There are a few reasons this formula works so well in 2026. First, the PS2 generation is now the nostalgia core for a huge chunk of players. For them, platformers like Jak & Daxter and Kingdom Hearts were not side dishes, they were the main course. Duskfade consciously markets itself as “a love letter to PS2 classics,” and that honesty resonates. It is not ashamed to be a 3D platformer in an era dominated by open-world checklists and live-service loops.

Second, the structure of these games fits modern life. Self-contained levels, clear objectives and a strong sense of progression make them easy to play in sessions without getting lost, while still offering depth for completionists. Duskfade’s mix of secret-filled zones, optional challenges and expressive movement sits neatly in that space.
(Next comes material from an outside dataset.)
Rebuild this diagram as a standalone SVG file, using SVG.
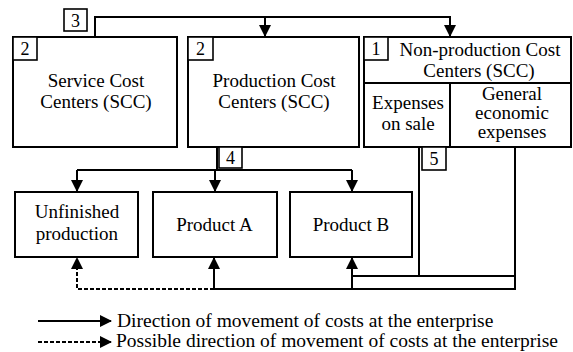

Finally, PS2-style platformers are uniquely well suited to smaller teams with modern tools. You do not need open-world scale or photoreal assets to make them work. What you need is a strong movement kit, clever level design and cohesive art direction. Weird Beluga’s approach with Duskfade reflects this. By focusing on a single, evocative theme and remixing proven mechanics from Kingdom Hearts and Jak & Daxter, the studio can deliver something that feels both nostalgic and new.

If the full game can maintain the flow teased in its demos, Duskfade has a real chance to join the growing list of modern platformers that do more than reference the PS2 era. It could feel like a lost classic finally getting the hardware it always deserved.